Evidence of Supernova Remnants
- 27 Jun 2019
- 3 min read
A team of Indian astronomers has found significant evidence of a supernova explosion in a star-forming region called G351.7–1.2.
- The evidence of explosion is in the form of a high-velocity jet of atomic hydrogen.
- The explosion should have resulted in a compact stellar object such as a neutron star or a pulsar or a black hole. However, there is no trace of either yet.
- The Giant Metrewave Radio Telescope (GMRT), operated by the National Centre of Radio Astrophysics in Pune was used in observation.
- A large number of gas clouds of bubble-shaped, which is usual for a supernova remnant were observed.
- The high-velocity jets of atomic hydrogen extending to about 20 light years racing at a speed of about 50 km per second in opposite directions in the neighbourhood.
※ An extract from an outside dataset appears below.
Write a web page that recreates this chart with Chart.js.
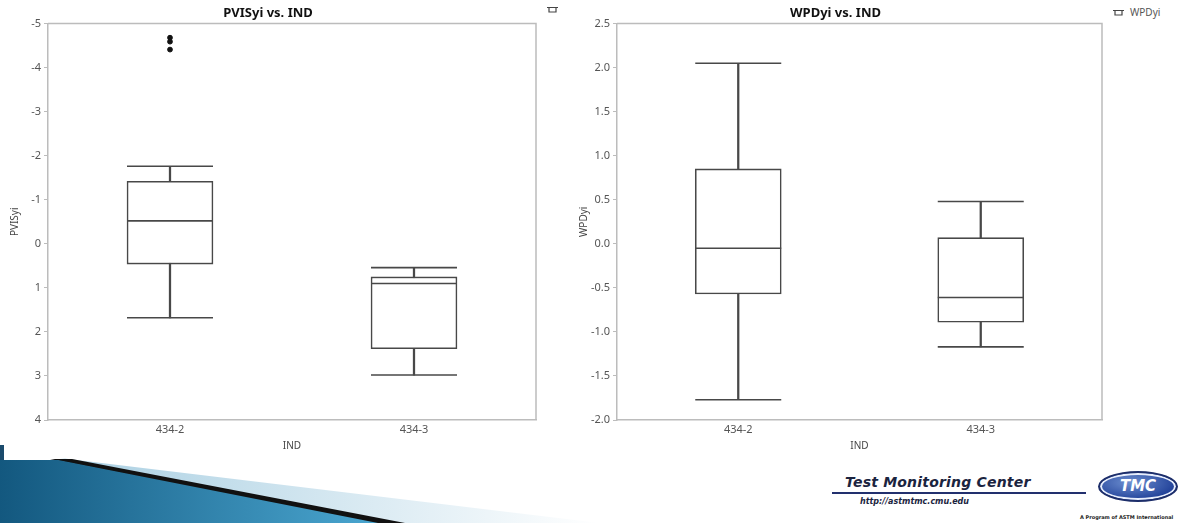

- It is evidence of a supernova explosion but could not find the leftover of the massive star.
Black Holes- The term ‘black hole’ was coined in the mid-1960s by American Physicist John Archibald Wheeler. It refers to a point in space where the matter is so compressed as to create a gravity field from which even light cannot escape. Black-holes were theorized by Albert Einstein in 1915.
Supernova- A supernova is the explosion of a star. It is the largest explosion that takes place in space. A supernova happens where there is a change in the core, or centre, of a star. A change can occur in two different ways, with both resulting in a supernova.
- Neutron stars comprise one of the possible evolutionary end-points of high mass stars.
- Once the core of the star has completely burned to iron, energy production stops and the core rapidly collapses, squeezing electrons and protons together to form neutrons and neutrinos.
- A star supported by neutron degeneracy pressure is known as a ‘neutron star’, which may be seen as a pulsar if its magnetic field is favourably aligned with its spin axis.
Big Bang- The Big Bang Theory is the leading explanation about how the universe began. At its simplest, it says the universe as we know, started with a small singularity, then inflated over the next 13.8 billion years to the cosmos that we know today.